Posters

Abstract

Met masts play a crucial role in assessing the energy yield of planned wind farms. While the IEC 61400-50-1 standard provides guidelines for met mast design and operation, the promoted met mast layout with 180° boom orientation and side-by-side anemometry can have limitations in distinguishing upstream and downstream effects. This can impact the accuracy of energy yield assessments, particularly for verifying remote sensing devices (RSDs). To investigate these effects, PAVANA conducted a study on three met masts. These were monitored over several years: one with a 120-meter height that transitioned from a 180° to a 120° boom orientation, and two others with heights of 200 and 160 meters respectively, maintained a 120° and 180° boom orientation. LiDAR devices served as reference sensors.

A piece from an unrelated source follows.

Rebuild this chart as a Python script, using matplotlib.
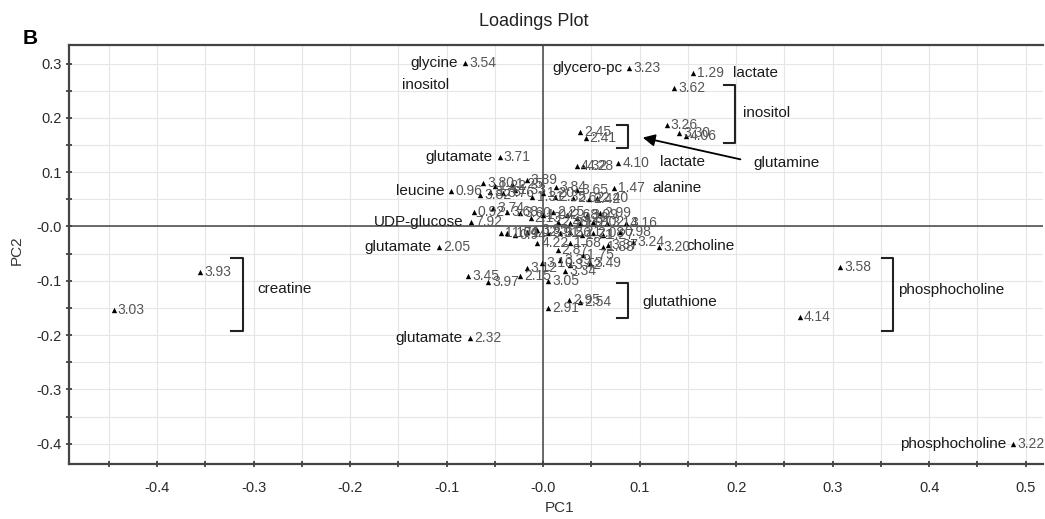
import matplotlib
matplotlib.use('Agg')
import matplotlib.pyplot as plt
from matplotlib.ticker import MultipleLocator, FixedLocator, FixedFormatter

plt.rcParams['font.family'] = ['Liberation Sans', 'DejaVu Sans']

# chemical-shift labels and PC loadings
shifts = ['3.03', '3.93', '3.58', '4.14', '3.22', '3.54', '3.23', '1.29', '3.62', '3.26',
          '3.30', '4.06', '2.45', '2.41', '4.32', '4.28', '4.10', '3.71', '0.96', '7.92',
          '1.47', '3.89', '3.80', '3.84', '3.65', '2.40', '3.16', '2.05', '2.32', '3.45',
          '3.97', '2.15', '3.05', '2.91', '2.95', '2.54', '3.24', '3.20', '3.37', '1.75',
          '2.87', '4.22', '0.98', '3.49', '3.39', '3.34', '3.12', '0.92',
          '3.78', '3.76', '1.33', '1.31', '1.20', '2.35', '2.62', '2.42', '3.82', '3.74',
          '3.68', '3.60', '2.13', '1.04', '2.25', '2.68', '3.28', '3.09', '2.99', '2.48',
          '2.11', '1.91', '2.02', '3.14', '1.01', '0.94', '4.02', '3.95', '3.91', '3.56',
          '2.21', '1.71', '2.08', '1.27', '1.68', '1.88', '3.10', '3.42', '1.17', '1.22',
          '1.25']
pc1 = [-0.445, -0.355, 0.308, 0.266, 0.487, -0.081, 0.089, 0.155, 0.136, 0.128,
       0.141, 0.148, 0.038, 0.044, 0.035, 0.041, 0.078, -0.045, -0.095, -0.075,
       0.073, -0.017, -0.062, 0.013, 0.035, 0.056, 0.086, -0.108, -0.076, -0.078,
       -0.057, -0.024, 0.005, 0.005, 0.027, 0.038, 0.093, 0.120, 0.067, 0.041,
       0.015, -0.006, 0.080, 0.049, 0.018, 0.023, -0.017, -0.072,
       -0.055, -0.041, -0.029, -0.011, 0.000, 0.012, 0.031, 0.048, -0.065, -0.052,
       -0.037, -0.024, -0.013, 0.000, 0.010, 0.025, 0.035, 0.046, 0.059, 0.015,
       0.028, 0.038, 0.052, 0.066, -0.037, -0.029, -0.017, -0.006, 0.005, 0.018,
       0.028, 0.040, 0.052, 0.062, 0.028, 0.062, -0.001, 0.028, -0.044, -0.050,
       -0.032]
pc2 = [-0.154, -0.084, -0.075, -0.167, -0.401, 0.301, 0.292, 0.283, 0.255, 0.187,
       0.172, 0.167, 0.174, 0.163, 0.111, 0.111, 0.117, 0.128, 0.065, 0.008,
       0.071, 0.086, 0.080, 0.073, 0.067, 0.052, 0.006, -0.038, -0.206, -0.091,
       -0.102, -0.091, -0.100, -0.150, -0.135, -0.139, -0.029, -0.038, -0.034, -0.053,
       -0.043, -0.030, -0.010, -0.067, -0.062, -0.082, -0.077, 0.027,
       0.064, 0.062, 0.067, 0.054, 0.062, 0.054, 0.052, 0.050, 0.058, 0.034,
       0.027, 0.025, 0.016, 0.021, 0.027, 0.021, 0.016, 0.021, 0.025, 0.008,
       0.006, 0.006, 0.008, 0.006, -0.012, -0.016, -0.010, -0.006, -0.012, -0.012,
       -0.010, -0.016, -0.012, -0.016, -0.030, -0.038, -0.067, -0.071, -0.012, 0.075,
       0.078]

# metabolite names written just left of a point
left_names = {'3.54': 'glycine', '3.23': 'glycero-pc', '3.71': 'glutamate', '0.96': 'leucine',
              '7.92': 'UDP-glucose', '2.05': 'glutamate', '2.32': 'glutamate',
              '3.22': 'phosphocholine'}

xticks = [-0.4, -0.3, -0.2, -0.1, 0.0, 0.1, 0.2, 0.3, 0.4, 0.5]
xticklabels = ['-0.4', '-0.3', '-0.2', '-0.1', '-0.0', '0.1', '0.2', '0.3', '0.4', '0.5']
yticks = [-0.4, -0.3, -0.2, -0.1, 0.0, 0.1, 0.2, 0.3]
yticklabels = ['-0.4', '-0.3', '-0.2', '-0.1', '-0.0', '0.1', '0.2', '0.3']

W, H = 1045, 519
fig = plt.figure(figsize=(W / 100, H / 100), dpi=100)
ax = fig.add_axes([69 / W, (H - 464) / H, (1043 - 69) / W, (464 - 45) / H])
ax.set_xlim(-0.4912, 0.518)
ax.set_ylim(-0.4374, 0.3342)

ax.xaxis.set_major_locator(FixedLocator(xticks))
ax.xaxis.set_major_formatter(FixedFormatter(xticklabels))
ax.yaxis.set_major_locator(FixedLocator(yticks))
ax.yaxis.set_major_formatter(FixedFormatter(yticklabels))
ax.xaxis.set_minor_locator(MultipleLocator(0.05))
ax.yaxis.set_minor_locator(MultipleLocator(0.05))
ax.grid(which='both', color='#e6e6e6', lw=0.8, zorder=0)
ax.set_axisbelow(True)
ax.tick_params(which='both', direction='inout', length=5, width=1.2, color='#333333')
ax.tick_params(axis='x', which='major', pad=10, labelsize=10.5, labelcolor='#2a2a2a')
ax.tick_params(axis='y', which='major', pad=3, labelsize=10.5, labelcolor='#2a2a2a')

for s in ['left', 'bottom', 'top']:
    ax.spines[s].set_color('#444444')
    ax.spines[s].set_linewidth(1.6)
ax.spines['right'].set_visible(False)

ax.axhline(0, color='#444444', lw=1.1, zorder=1)
ax.axvline(0, color='#444444', lw=1.1, zorder=1)

ax.scatter(pc1, pc2, marker='^', s=15, c='black', linewidths=0, zorder=3)
for lab, x, y in zip(shifts, pc1, pc2):
    ax.annotate(lab, (x, y), xytext=(3, 0), textcoords='offset points',
                ha='left', va='center', fontsize=10, color='#555555', zorder=4)
    if lab in left_names:
        ax.annotate(left_names[lab], (x, y), xytext=(-5, 0), textcoords='offset points',
                    ha='right', va='center', fontsize=11, color='#1a1a1a', zorder=4)


# brackets grouping peaks of one metabolite
def bracket(x, y0, y1, w=0.012):
    ax.plot([x - w, x, x, x - w], [y1, y1, y0, y0], color='#222222', lw=1.5, zorder=3)


bracket(-0.311, -0.1924, -0.058)
bracket(0.3627, -0.1924, -0.058)
bracket(0.199, 0.1538, 0.2606)
bracket(0.0881, 0.1446, 0.187, 0.011)
bracket(0.0881, -0.1685, -0.104, 0.011)

name_kw = dict(fontsize=11, color='#1a1a1a', va='center', ha='left')
ax.text(-0.146, 0.2606, 'inositol', **name_kw)
ax.text(0.197, 0.283, 'lactate', **name_kw)
ax.text(0.207, 0.209, 'inositol', **name_kw)
ax.text(0.121, 0.119, 'lactate', **name_kw)
ax.text(0.113, 0.071, 'alanine', **name_kw)
ax.text(0.149, -0.036, 'choline', **name_kw)
ax.text(0.1026, -0.139, 'glutathione', **name_kw)
ax.text(-0.2964, -0.115, 'creatine', **name_kw)
ax.text(0.368, -0.117, 'phosphocholine', **name_kw)
ax.text(0.2176, 0.117, 'glutamine', **name_kw)
ax.annotate('', xy=(0.1005, 0.1648), xytext=(0.2073, 0.1225),
            arrowprops=dict(arrowstyle='-|>', mutation_scale=18, lw=1.3, color='black'))

fig.text(534 / W, 1 - 22 / H, 'Loadings Plot', ha='center', va='center', fontsize=13,
         color='#222222')
fig.text(30 / W, 1 - 38 / H, 'B', ha='center', va='center', fontsize=15, weight='bold')
fig.text(560 / W, 1 - 508 / H, 'PC1', ha='center', va='center', fontsize=11, color='#333333')
fig.text(17 / W, 1 - 250 / H, 'PC2', ha='center', va='center', fontsize=11, color='#333333',
         rotation=90)

fig.savefig('out.png', dpi=100)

Data was collected across various wind directions and atmospheric conditions. Wind speed and direction measurements were compared between the different boom orientations and the LiDAR data. Statistical analyses were conducted to assess the impact of boom orientation on measurement accuracy and to quantify the reduction in uncertainty. The study revealed that a 120° boom orientation on specifically triangular met masts significantly improves measurement accuracy compared to the traditional 180° arrangement. This is particularly evident in reducing upstream and downstream interference, leading to more reliable wind speed and direction data. Statistical analyses demonstrated a substantial reduction in uncertainty when using the 120° configuration. LiDAR data proved these findings, further validating the superiority of the 120° boom orientation for met mast design. These results have significant implications for wind farm energy yield assessments and RSD verification, emphasizing the importance of adopting the 120° arrangement in future met mast installations. PAVANAs findings demonstrated that adopting a 120° boom orientation on met masts, especially triangular structures, enhances wind resource assessment accuracy. This improves decision-making for site selection and turbine placement, leading to increased project value. The improved data quality enables more precise RSD calibration, supporting their wider adoption. This benefits wind energy by providing more reliable wind data for project development and operations.